▶ WHAT YOU HAVE TO DO: Exactly and only the lines from the first entry through the line with "vol_ticks = [0, 100, 200, 300, 400, 500, 600]" should be copied, both ends included, with no pictures.

═════ DATA PROVIDED

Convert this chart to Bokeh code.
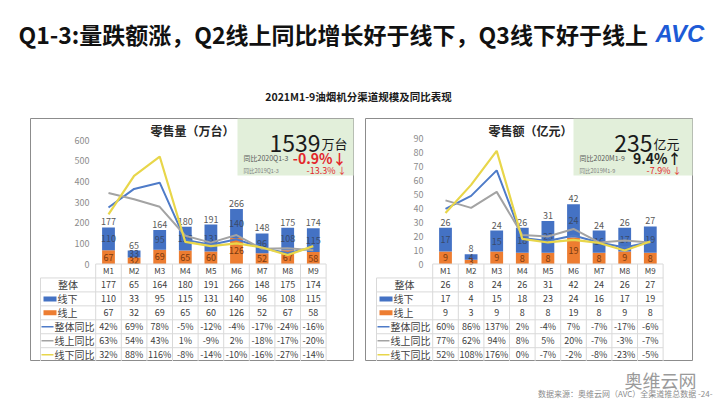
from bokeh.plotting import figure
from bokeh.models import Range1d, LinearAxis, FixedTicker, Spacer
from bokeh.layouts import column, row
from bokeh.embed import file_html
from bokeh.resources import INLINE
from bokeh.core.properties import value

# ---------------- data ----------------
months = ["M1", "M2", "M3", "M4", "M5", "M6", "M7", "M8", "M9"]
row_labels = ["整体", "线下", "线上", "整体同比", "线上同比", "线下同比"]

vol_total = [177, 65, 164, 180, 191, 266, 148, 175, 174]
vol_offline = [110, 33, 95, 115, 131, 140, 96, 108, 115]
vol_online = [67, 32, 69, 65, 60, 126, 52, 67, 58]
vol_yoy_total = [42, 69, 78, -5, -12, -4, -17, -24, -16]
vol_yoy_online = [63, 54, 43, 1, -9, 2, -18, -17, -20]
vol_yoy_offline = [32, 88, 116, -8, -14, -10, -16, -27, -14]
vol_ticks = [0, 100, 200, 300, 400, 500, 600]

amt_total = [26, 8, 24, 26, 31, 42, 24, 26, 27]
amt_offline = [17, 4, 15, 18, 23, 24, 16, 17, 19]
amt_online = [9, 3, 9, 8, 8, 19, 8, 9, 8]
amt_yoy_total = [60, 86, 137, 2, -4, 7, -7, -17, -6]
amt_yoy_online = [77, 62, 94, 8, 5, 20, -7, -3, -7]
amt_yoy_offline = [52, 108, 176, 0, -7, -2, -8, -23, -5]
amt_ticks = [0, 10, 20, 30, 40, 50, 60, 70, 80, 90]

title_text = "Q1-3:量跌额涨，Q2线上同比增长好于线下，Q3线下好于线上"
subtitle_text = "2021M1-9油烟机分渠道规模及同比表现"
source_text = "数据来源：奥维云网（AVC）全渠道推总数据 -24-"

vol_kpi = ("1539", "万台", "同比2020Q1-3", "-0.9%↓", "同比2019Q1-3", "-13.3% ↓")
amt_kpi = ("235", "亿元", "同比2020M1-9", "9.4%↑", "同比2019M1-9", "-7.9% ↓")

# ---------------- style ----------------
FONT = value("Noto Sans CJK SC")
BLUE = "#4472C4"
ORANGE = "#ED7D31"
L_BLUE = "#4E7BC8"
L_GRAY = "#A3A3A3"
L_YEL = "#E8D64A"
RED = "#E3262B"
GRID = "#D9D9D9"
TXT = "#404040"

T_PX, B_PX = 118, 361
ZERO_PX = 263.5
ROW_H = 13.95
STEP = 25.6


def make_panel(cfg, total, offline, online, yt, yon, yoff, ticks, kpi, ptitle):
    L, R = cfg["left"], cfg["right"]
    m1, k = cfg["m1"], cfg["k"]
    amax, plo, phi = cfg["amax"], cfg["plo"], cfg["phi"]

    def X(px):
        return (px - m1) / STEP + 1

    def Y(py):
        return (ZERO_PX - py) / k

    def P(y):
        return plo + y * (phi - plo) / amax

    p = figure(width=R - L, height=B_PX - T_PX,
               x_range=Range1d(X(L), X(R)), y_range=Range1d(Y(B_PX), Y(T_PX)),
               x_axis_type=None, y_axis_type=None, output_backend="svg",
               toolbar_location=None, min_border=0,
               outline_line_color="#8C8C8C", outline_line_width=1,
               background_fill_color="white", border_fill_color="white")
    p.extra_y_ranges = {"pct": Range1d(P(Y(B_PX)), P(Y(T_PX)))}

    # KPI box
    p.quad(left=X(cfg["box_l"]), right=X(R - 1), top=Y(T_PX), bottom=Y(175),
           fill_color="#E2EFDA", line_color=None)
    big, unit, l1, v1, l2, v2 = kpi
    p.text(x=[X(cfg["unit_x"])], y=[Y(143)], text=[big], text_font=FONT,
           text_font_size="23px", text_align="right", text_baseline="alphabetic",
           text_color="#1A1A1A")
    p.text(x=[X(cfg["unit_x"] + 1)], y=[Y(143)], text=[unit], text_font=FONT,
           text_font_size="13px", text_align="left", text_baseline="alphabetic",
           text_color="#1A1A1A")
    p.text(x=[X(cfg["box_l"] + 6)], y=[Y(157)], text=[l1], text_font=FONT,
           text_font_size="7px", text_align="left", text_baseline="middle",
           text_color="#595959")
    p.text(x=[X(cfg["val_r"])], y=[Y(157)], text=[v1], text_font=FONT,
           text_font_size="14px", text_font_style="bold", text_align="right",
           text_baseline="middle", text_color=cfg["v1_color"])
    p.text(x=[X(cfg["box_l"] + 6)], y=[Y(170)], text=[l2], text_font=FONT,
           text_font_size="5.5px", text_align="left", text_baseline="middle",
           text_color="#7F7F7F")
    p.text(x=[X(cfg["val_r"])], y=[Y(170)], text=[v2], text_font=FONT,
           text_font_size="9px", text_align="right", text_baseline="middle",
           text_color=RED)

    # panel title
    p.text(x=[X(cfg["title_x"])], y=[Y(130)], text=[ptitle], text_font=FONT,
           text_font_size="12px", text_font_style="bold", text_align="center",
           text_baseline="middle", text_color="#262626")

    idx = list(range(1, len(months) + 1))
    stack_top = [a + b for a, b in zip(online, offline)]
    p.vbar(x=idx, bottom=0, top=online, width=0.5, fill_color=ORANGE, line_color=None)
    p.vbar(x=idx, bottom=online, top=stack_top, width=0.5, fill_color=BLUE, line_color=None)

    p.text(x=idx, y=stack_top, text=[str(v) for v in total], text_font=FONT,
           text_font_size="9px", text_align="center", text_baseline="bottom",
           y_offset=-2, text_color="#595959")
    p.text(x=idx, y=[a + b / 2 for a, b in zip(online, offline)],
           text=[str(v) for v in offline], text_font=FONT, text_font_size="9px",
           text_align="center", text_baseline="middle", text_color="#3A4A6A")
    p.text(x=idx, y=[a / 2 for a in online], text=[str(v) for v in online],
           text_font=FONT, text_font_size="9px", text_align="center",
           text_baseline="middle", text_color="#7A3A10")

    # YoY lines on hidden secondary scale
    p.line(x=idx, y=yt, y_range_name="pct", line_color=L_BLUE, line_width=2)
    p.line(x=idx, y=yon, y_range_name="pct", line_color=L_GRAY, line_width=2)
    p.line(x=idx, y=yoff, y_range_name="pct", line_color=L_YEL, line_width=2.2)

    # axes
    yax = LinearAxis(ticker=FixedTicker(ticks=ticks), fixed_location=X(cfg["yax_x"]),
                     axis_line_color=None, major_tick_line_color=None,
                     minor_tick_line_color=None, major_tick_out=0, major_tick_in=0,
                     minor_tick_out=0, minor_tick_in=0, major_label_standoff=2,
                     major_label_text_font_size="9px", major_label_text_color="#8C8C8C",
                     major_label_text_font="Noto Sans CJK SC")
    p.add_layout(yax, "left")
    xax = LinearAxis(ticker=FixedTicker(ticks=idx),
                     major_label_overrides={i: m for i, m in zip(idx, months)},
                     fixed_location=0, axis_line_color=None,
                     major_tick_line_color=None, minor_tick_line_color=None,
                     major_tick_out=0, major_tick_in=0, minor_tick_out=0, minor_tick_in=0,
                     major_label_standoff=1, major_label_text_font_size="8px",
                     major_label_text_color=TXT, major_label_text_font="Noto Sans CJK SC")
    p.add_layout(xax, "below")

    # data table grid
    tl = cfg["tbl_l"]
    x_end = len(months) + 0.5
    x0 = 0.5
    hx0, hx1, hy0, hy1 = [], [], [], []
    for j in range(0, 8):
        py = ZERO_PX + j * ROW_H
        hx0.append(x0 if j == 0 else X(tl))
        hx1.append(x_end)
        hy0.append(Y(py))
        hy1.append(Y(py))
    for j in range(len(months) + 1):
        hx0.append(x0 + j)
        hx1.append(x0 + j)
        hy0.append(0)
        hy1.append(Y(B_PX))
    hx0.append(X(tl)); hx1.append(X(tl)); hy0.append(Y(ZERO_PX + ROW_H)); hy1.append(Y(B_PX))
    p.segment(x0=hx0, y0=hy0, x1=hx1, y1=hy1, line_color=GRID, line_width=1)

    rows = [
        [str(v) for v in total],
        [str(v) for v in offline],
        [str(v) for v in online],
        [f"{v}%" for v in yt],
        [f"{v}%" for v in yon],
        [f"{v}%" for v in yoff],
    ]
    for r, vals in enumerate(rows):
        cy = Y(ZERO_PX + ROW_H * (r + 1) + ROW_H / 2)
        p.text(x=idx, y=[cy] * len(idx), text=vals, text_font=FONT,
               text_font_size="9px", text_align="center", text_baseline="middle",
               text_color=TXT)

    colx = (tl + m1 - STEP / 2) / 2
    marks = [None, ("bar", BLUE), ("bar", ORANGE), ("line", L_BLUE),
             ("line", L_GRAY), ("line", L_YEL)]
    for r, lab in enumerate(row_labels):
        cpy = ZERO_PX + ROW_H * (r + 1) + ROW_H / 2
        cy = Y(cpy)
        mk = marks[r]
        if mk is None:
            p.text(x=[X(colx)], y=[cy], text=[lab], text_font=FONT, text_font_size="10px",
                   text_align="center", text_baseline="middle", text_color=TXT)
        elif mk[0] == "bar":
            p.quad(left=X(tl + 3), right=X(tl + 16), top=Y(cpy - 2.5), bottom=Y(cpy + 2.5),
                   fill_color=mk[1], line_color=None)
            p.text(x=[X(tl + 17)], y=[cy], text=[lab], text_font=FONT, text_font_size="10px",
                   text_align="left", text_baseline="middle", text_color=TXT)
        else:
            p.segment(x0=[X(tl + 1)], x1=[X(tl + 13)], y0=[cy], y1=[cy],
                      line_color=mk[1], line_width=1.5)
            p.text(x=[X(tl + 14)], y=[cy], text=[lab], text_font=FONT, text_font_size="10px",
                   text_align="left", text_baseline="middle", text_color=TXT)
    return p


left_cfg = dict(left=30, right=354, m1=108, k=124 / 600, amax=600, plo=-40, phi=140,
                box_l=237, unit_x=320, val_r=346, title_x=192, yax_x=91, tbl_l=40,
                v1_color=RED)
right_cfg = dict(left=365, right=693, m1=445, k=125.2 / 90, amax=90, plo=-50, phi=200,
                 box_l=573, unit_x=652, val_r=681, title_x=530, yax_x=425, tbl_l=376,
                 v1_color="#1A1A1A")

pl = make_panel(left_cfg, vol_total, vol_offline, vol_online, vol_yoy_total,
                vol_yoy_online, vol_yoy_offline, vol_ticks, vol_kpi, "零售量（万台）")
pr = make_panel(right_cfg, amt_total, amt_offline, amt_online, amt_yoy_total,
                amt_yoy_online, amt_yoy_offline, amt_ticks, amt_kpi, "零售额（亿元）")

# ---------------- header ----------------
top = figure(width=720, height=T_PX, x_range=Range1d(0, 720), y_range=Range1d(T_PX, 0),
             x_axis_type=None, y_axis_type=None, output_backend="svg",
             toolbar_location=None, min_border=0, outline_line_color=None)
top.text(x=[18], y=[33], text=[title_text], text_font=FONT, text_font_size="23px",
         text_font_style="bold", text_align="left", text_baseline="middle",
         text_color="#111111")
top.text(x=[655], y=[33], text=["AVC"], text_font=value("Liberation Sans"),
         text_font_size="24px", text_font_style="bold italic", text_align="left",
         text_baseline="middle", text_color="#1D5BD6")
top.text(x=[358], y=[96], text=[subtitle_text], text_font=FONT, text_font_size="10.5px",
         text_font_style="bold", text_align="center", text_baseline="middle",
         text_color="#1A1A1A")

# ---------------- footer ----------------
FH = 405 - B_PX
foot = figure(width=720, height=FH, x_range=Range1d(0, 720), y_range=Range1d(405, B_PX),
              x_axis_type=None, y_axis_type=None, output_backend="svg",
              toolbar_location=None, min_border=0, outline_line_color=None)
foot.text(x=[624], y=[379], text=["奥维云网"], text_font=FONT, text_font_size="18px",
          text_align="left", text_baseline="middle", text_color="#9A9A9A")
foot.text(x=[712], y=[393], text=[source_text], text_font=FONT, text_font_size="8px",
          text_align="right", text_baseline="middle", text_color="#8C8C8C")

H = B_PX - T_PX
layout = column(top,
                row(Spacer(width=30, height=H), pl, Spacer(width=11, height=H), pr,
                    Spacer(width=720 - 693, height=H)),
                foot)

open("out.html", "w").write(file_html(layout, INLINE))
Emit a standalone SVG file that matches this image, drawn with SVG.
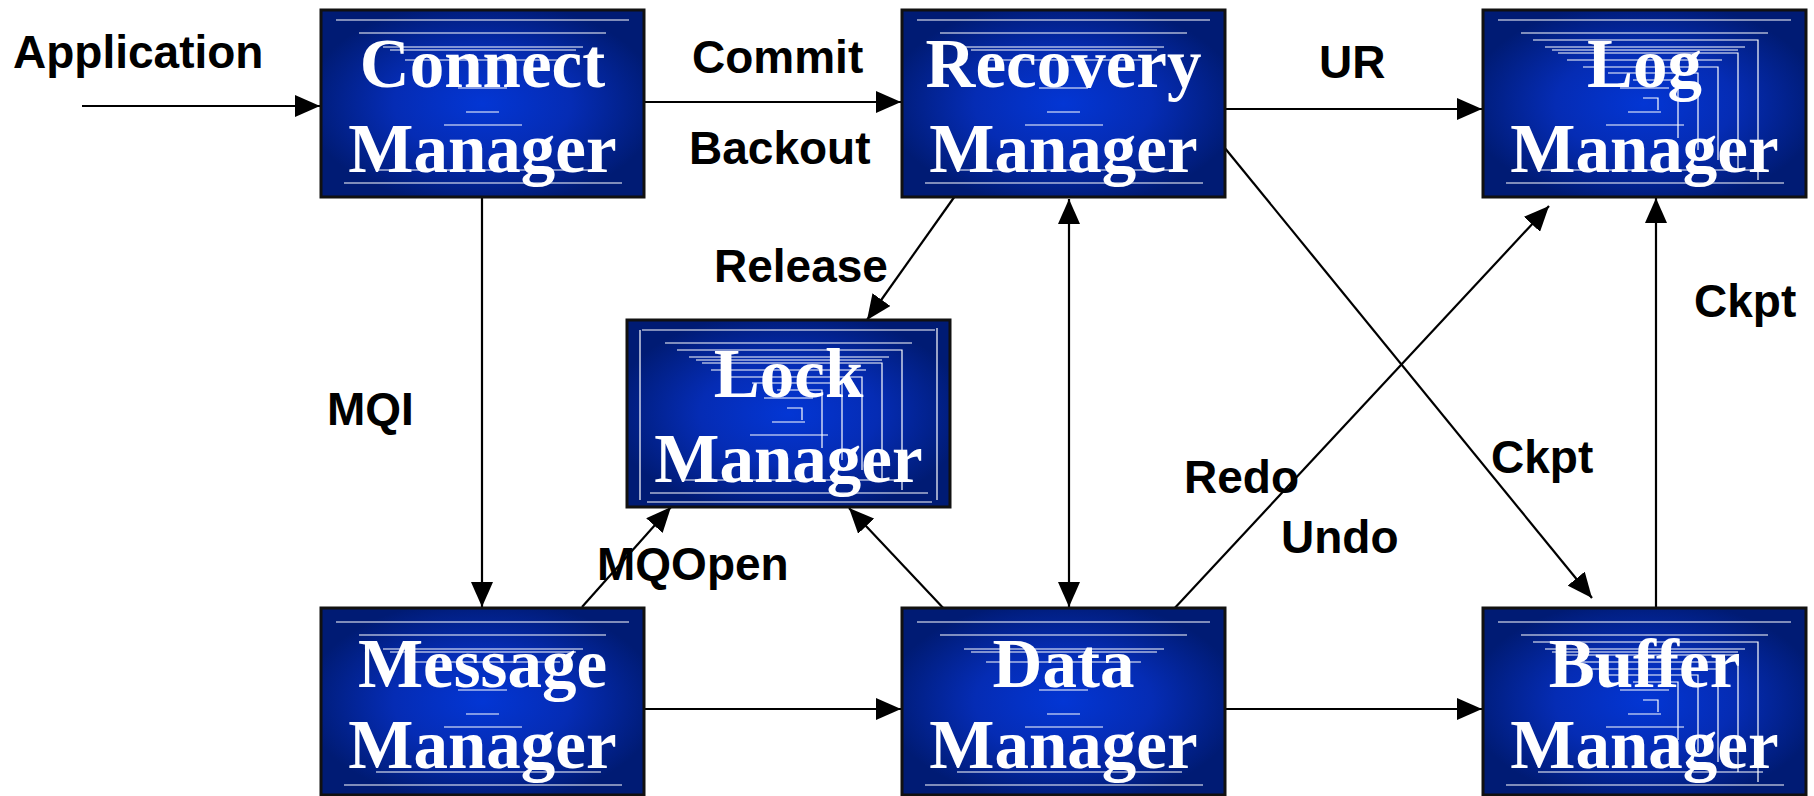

══════════

▶ SOLUTION TO THIS PROBLEM:
Convert this chart to Bokeh code.
from bokeh.plotting import figure
from bokeh.models import Range1d, LinearAxis, FixedTicker, Spacer
from bokeh.layouts import column, row
from bokeh.embed import file_html
from bokeh.resources import INLINE
from bokeh.core.properties import value

# ---------------- data ----------------
months = ["M1", "M2", "M3", "M4", "M5", "M6", "M7", "M8", "M9"]
row_labels = ["整体", "线下", "线上", "整体同比", "线上同比", "线下同比"]

vol_total = [177, 65, 164, 180, 191, 266, 148, 175, 174]
vol_offline = [110, 33, 95, 115, 131, 140, 96, 108, 115]
vol_online = [67, 32, 69, 65, 60, 126, 52, 67, 58]
vol_yoy_total = [42, 69, 78, -5, -12, -4, -17, -24, -16]
vol_yoy_online = [63, 54, 43, 1, -9, 2, -18, -17, -20]
vol_yoy_offline = [32, 88, 116, -8, -14, -10, -16, -27, -14]
vol_ticks = [0, 100, 200, 300, 400, 500, 600]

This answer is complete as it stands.